• Task directions
Extract, in full, the lines below, beginning at the first and ending with the line that contains "import plotly.graph_objects as go". Pictures do not belong in the copy.

• Material provided
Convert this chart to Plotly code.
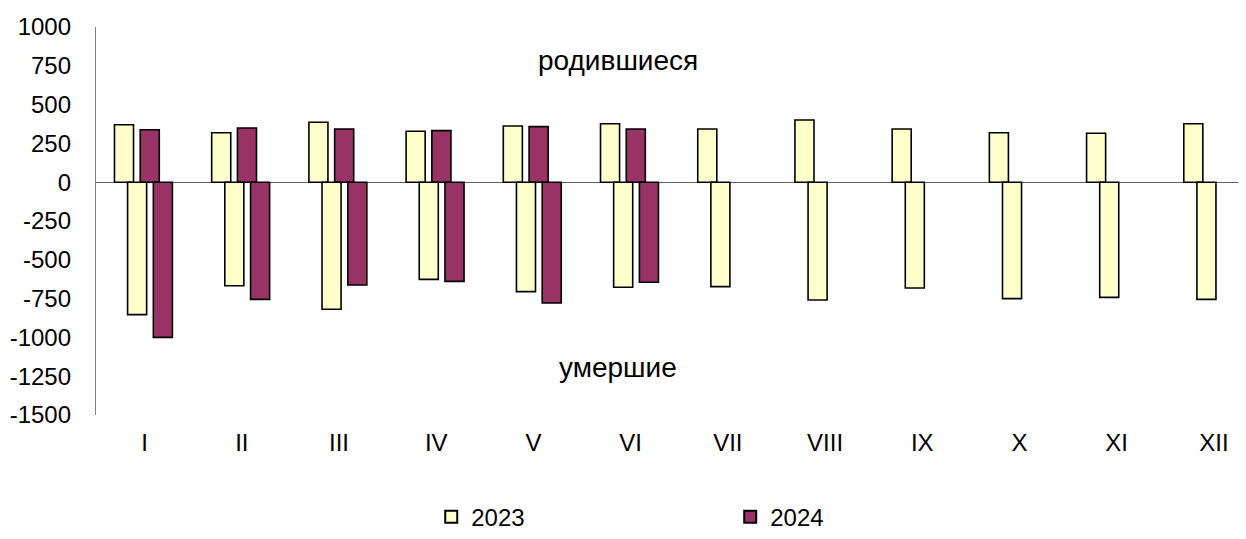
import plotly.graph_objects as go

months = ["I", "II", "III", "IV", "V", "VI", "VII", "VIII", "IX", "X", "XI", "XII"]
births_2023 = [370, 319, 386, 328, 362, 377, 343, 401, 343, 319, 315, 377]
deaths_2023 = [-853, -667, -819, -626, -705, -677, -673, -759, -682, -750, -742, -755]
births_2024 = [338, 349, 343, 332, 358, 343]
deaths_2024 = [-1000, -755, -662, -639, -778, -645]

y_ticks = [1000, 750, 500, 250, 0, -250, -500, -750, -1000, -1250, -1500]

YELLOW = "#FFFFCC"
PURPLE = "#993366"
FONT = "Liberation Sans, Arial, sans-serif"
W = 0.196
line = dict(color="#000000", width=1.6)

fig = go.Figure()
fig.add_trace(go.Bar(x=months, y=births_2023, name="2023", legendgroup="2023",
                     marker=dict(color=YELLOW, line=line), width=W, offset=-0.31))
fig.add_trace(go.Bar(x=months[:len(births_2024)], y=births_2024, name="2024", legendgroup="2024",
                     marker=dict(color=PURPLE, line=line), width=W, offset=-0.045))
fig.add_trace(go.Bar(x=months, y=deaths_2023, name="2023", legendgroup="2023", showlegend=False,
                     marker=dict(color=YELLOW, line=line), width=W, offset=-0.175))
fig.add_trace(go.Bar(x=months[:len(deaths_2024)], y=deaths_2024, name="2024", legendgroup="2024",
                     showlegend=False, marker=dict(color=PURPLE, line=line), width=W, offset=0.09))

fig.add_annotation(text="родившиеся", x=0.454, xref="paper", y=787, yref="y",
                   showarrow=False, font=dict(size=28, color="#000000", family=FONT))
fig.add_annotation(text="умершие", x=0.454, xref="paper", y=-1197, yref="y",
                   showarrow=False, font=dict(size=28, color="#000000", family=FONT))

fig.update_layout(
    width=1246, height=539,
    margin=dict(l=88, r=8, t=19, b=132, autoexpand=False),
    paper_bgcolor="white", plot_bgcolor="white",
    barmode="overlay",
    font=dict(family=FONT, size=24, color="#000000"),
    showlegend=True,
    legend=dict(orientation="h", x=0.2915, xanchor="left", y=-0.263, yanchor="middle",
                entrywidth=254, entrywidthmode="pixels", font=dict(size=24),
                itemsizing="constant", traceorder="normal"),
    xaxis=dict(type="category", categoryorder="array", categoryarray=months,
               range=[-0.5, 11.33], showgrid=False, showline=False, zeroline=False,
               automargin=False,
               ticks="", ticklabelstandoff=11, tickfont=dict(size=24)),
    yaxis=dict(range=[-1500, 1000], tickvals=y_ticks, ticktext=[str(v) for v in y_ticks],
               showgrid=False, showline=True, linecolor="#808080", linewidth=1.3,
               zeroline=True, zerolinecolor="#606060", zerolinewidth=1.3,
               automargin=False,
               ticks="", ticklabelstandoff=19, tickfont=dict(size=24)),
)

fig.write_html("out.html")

• The output
Convert this chart to Plotly code.
import plotly.graph_objects as go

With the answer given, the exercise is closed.